The manifest is a JSON file with this structure:

{
  "config_name": "gsa",
  "config_file": "/path/to/config/gsa.yaml",
  "inline_analysis": true,
  "solving": {
    "mem_mb": 9000,
    "runtime": 30,
    "time_limit": 60,
    "threads": 6
  },
  "shared_params": {
    "countries": ["AFG", "AGO", "..."],
    "slack_marginal_cost": 100.0,
    "..."
  },
  "scenarios": [
    {
      "scenario": "gsa_0",
      "inputs": {"network": "results/gsa/build/model.nc", "..."},
      "params": {"ghg_price": 8.48, "sensitivity": {"..."}},
      "outputs": {"objective_breakdown": "results/gsa/analysis/scen-gsa_0/objective_breakdown.parquet", "..."},
      "log": "logs/gsa/solve_and_analyze_model_scen-gsa_0.log"
    }
  ]
}

shared_params contains structural parameters that are identical across all scenarios (e.g., country list, residue constraints). These are factored out to reduce manifest size. tools/cluster-solve merges them back into each scenario’s params at runtime.

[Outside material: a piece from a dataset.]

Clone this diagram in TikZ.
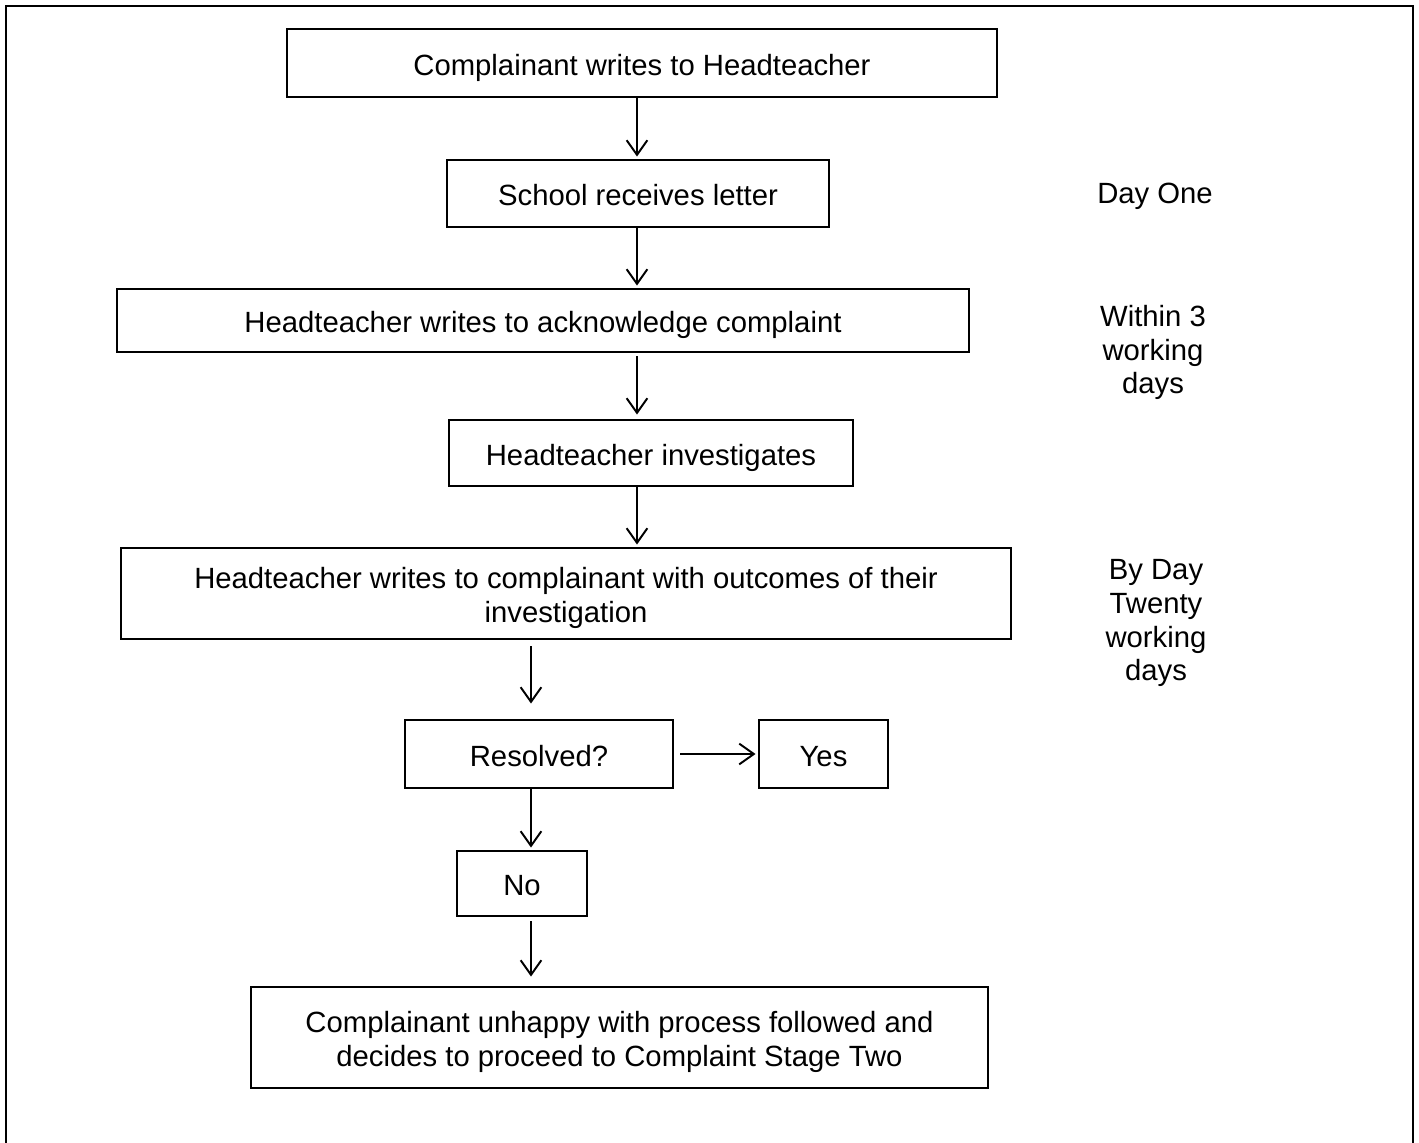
\documentclass[tikz,border=0pt]{standalone}
\usepackage{fontspec}
\setmainfont{Liberation Sans}
\usetikzlibrary{arrows.meta}
\tikzset{
  flow style/.style={
    x=0.41pt, y=-0.41pt,
    font=\fontsize{12}{13.8}\selectfont,
  },
  text lines/.style={
    text height=#1, text depth=0pt,
  },
  stage box/.style 2 args={
    draw, line width=1.2pt,
    inner sep=0pt, align=center,
    text lines=10pt,
    minimum width=#1*0.41pt,
    minimum height=#2*0.41pt,
  },
  time note/.style={
    align=center, inner sep=0pt,
    text lines=10pt,
  },
  flow arrow/.style={
    line width=0.8pt,
    -{Straight Barb[length=6pt, width=8.5pt]},
  },
  frame line/.style={
    line width=1.2pt,
  },
}

\begin{document}
\begin{tikzpicture}[flow style]
  \useasboundingbox (0,0) rectangle (1419,1143);
  % page frame, open at the foot
  \draw[frame line] (6,1143) -- (6,6) -- (1413,6) -- (1413,1143);

  \node[stage box={710}{68}] (n1) at (642,63) {Complainant writes to Headteacher};
  \node[stage box={382}{67}] (n2) at (638,193.5) {School receives letter};
  \node[stage box={852}{63}] (n3) at (543,320.5) {Headteacher writes to acknowledge complaint};
  \node[stage box={404}{66}] (n4) at (651,453) {Headteacher investigates};
  \node[stage box={890}{91}, text lines=23.8pt] (n5) at (566,593.5) {Headteacher writes to complainant with outcomes of their\\investigation};
  \node[stage box={268}{68}] (n6) at (539,754) {Resolved?};
  \node[stage box={129}{68}] (ny) at (823.5,754) {Yes};
  \node[stage box={130}{65}] (nn) at (522,883.5) {No};
  \node[stage box={737}{101}, text lines=23.8pt] (n9) at (619.5,1037.5) {Complainant unhappy with process followed and\\decides to proceed to Complaint Stage Two};

  % timings
  \node[time note] (t1) at (1155,191) {Day One};
  \node[time note, text lines=37.6pt] (t2) at (1153,348) {Within 3\\working\\days};
  \node[time note, text lines=51.4pt] (t3) at (1156,618) {By Day\\Twenty\\working\\days};

  % arrow lines
  \coordinate (spine) at (637,0);
  \coordinate (spine2) at (531,0);
  \draw[flow arrow] (n1.south -| spine) -- ([yshift=2*0.41pt]n2.north -| spine);
  \draw[flow arrow] (n2.south -| spine) -- ([yshift=2*0.41pt]n3.north -| spine);
  \draw[flow arrow] ([yshift=-3*0.41pt]n3.south -| spine) -- ([yshift=4*0.41pt]n4.north -| spine);
  \draw[flow arrow] (n4.south -| spine) -- ([yshift=2*0.41pt]n5.north -| spine);
  \draw[flow arrow] ([yshift=-6*0.41pt]n5.south -| spine2) -- ([yshift=15*0.41pt]n6.north -| spine2);
  \draw[flow arrow] ([xshift=6*0.41pt]n6.east) -- ([xshift=-2*0.41pt]ny.west);
  \draw[flow arrow] (n6.south -| spine2) -- ([yshift=2*0.41pt]nn.north -| spine2);
  \draw[flow arrow] ([yshift=-4*0.41pt]nn.south -| spine2) -- ([yshift=9*0.41pt]n9.north -| spine2);
\end{tikzpicture}
\end{document}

Re-running Failed Scenarios

If some scenarios fail (solver timeout, infeasibility), you can re-export the manifest with --skip-existing to get only the missing ones, re-sync, and re-submit:

# Locally
pixi run python tools/export-solve-manifest config/gsa.yaml \
    --exclude "baseline*" "default" --skip-existing

tools/sync-solve-inputs gsa.yaml <ssh-host> </path/to/remote/food-opt>

# On cluster
pixi run python tools/batch-solve --manifest .batch/manifest_gsa.json \
    -j6 -e gurobi --partition <partition> --account <account>

Each cluster-solve invocation also checks --skip-existing at runtime, so re-submitting is always safe — already-completed scenarios are skipped.

Keeping the Manifest in Sync

The manifest generator (tools/export-solve-manifest) mirrors the input and parameter definitions from the solve_model / solve_and_analyze_model Snakemake rules. It is intentionally decoupled from Snakemake for performance (~15s vs ~5min via the Snakemake API for ~12k scenarios).

When adding or changing inputs or parameters on these rules, also update the manifest generator. Comments on the rules and on solve_model_inputs in workflow/rules/model.smk serve as reminders.